**Task input**.
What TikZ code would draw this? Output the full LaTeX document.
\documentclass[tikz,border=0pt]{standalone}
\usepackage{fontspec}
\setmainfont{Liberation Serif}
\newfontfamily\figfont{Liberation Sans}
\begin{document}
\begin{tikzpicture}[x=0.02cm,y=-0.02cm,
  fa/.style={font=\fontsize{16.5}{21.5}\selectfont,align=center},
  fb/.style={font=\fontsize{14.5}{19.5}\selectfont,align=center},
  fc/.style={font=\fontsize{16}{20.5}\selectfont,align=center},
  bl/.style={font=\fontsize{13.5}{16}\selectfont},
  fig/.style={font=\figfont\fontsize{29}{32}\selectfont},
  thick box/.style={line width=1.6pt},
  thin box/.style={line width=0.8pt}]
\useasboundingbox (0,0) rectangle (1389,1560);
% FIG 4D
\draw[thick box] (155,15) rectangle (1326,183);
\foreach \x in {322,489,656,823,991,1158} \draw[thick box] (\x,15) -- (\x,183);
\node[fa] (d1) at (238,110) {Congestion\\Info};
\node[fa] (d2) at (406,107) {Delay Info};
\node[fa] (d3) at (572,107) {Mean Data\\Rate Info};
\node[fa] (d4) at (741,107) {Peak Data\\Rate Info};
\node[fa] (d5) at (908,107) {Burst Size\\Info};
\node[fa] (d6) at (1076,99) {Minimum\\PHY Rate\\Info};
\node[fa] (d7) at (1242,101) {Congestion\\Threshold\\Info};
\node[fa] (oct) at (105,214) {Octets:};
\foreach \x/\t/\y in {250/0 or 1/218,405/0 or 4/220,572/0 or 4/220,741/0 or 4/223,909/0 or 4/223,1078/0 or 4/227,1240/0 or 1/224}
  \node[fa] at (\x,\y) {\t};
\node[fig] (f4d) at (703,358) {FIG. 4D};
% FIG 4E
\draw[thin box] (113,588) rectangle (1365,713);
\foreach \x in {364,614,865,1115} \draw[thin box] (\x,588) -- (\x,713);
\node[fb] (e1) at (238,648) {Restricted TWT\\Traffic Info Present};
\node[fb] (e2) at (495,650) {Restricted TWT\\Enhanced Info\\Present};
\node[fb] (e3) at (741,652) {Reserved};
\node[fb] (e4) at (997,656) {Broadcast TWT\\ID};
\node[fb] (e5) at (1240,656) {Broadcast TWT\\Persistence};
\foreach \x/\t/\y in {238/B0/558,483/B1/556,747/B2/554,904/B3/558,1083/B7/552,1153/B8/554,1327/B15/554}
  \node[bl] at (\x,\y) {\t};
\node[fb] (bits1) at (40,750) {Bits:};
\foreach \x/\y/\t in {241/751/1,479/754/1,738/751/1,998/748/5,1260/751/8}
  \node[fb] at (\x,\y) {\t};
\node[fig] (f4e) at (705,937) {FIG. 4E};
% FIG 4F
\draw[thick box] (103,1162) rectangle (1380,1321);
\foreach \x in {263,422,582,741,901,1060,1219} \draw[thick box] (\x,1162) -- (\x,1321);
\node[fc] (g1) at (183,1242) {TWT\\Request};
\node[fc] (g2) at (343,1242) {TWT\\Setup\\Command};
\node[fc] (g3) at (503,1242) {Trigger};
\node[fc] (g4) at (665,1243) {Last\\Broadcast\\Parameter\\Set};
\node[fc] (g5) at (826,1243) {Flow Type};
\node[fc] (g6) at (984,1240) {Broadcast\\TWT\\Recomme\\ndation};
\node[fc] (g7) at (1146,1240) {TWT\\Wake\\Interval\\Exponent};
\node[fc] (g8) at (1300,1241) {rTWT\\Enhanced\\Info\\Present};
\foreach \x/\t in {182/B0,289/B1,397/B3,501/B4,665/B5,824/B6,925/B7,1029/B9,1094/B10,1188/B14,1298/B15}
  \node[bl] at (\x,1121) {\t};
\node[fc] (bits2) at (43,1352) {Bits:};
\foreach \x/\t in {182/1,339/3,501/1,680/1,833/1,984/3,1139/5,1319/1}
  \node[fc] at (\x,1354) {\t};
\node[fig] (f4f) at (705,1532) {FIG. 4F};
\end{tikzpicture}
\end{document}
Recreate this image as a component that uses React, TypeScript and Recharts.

**Exercise objective**. Quote all the records. Keep every word exact.

**Result**.
What TikZ code would draw this? Output the full LaTeX document.
\documentclass[tikz,border=0pt]{standalone}
\usepackage{fontspec}
\setmainfont{Liberation Serif}
\newfontfamily\figfont{Liberation Sans}
\begin{document}
\begin{tikzpicture}[x=0.02cm,y=-0.02cm,
  fa/.style={font=\fontsize{16.5}{21.5}\selectfont,align=center},
  fb/.style={font=\fontsize{14.5}{19.5}\selectfont,align=center},
  fc/.style={font=\fontsize{16}{20.5}\selectfont,align=center},
  bl/.style={font=\fontsize{13.5}{16}\selectfont},
  fig/.style={font=\figfont\fontsize{29}{32}\selectfont},
  thick box/.style={line width=1.6pt},
  thin box/.style={line width=0.8pt}]
\useasboundingbox (0,0) rectangle (1389,1560);
% FIG 4D
\draw[thick box] (155,15) rectangle (1326,183);
\foreach \x in {322,489,656,823,991,1158} \draw[thick box] (\x,15) -- (\x,183);
\node[fa] (d1) at (238,110) {Congestion\\Info};
\node[fa] (d2) at (406,107) {Delay Info};
\node[fa] (d3) at (572,107) {Mean Data\\Rate Info};
\node[fa] (d4) at (741,107) {Peak Data\\Rate Info};
\node[fa] (d5) at (908,107) {Burst Size\\Info};
\node[fa] (d6) at (1076,99) {Minimum\\PHY Rate\\Info};
\node[fa] (d7) at (1242,101) {Congestion\\Threshold\\Info};
\node[fa] (oct) at (105,214) {Octets:};
\foreach \x/\t/\y in {250/0 or 1/218,405/0 or 4/220,572/0 or 4/220,741/0 or 4/223,909/0 or 4/223,1078/0 or 4/227,1240/0 or 1/224}
  \node[fa] at (\x,\y) {\t};
\node[fig] (f4d) at (703,358) {FIG. 4D};
% FIG 4E
\draw[thin box] (113,588) rectangle (1365,713);
\foreach \x in {364,614,865,1115} \draw[thin box] (\x,588) -- (\x,713);
\node[fb] (e1) at (238,648) {Restricted TWT\\Traffic Info Present};
\node[fb] (e2) at (495,650) {Restricted TWT\\Enhanced Info\\Present};
\node[fb] (e3) at (741,652) {Reserved};
\node[fb] (e4) at (997,656) {Broadcast TWT\\ID};
\node[fb] (e5) at (1240,656) {Broadcast TWT\\Persistence};
\foreach \x/\t/\y in {238/B0/558,483/B1/556,747/B2/554,904/B3/558,1083/B7/552,1153/B8/554,1327/B15/554}
  \node[bl] at (\x,\y) {\t};
\node[fb] (bits1) at (40,750) {Bits:};
\foreach \x/\y/\t in {241/751/1,479/754/1,738/751/1,998/748/5,1260/751/8}
  \node[fb] at (\x,\y) {\t};
\node[fig] (f4e) at (705,937) {FIG. 4E};
% FIG 4F
\draw[thick box] (103,1162) rectangle (1380,1321);
\foreach \x in {263,422,582,741,901,1060,1219} \draw[thick box] (\x,1162) -- (\x,1321);
\node[fc] (g1) at (183,1242) {TWT\\Request};
\node[fc] (g2) at (343,1242) {TWT\\Setup\\Command};
\node[fc] (g3) at (503,1242) {Trigger};
\node[fc] (g4) at (665,1243) {Last\\Broadcast\\Parameter\\Set};
\node[fc] (g5) at (826,1243) {Flow Type};
\node[fc] (g6) at (984,1240) {Broadcast\\TWT\\Recomme\\ndation};
\node[fc] (g7) at (1146,1240) {TWT\\Wake\\Interval\\Exponent};
\node[fc] (g8) at (1300,1241) {rTWT\\Enhanced\\Info\\Present};
\foreach \x/\t in {182/B0,289/B1,397/B3,501/B4,665/B5,824/B6,925/B7,1029/B9,1094/B10,1188/B14,1298/B15}
  \node[bl] at (\x,1121) {\t};
\node[fc] (bits2) at (43,1352) {Bits:};
\foreach \x/\t in {182/1,339/3,501/1,680/1,833/1,984/3,1139/5,1319/1}
  \node[fc] at (\x,1354) {\t};
\node[fig] (f4f) at (705,1532) {FIG. 4F};
\end{tikzpicture}
\end{document}
Recreate this image as a component that uses React, TypeScript and Recharts.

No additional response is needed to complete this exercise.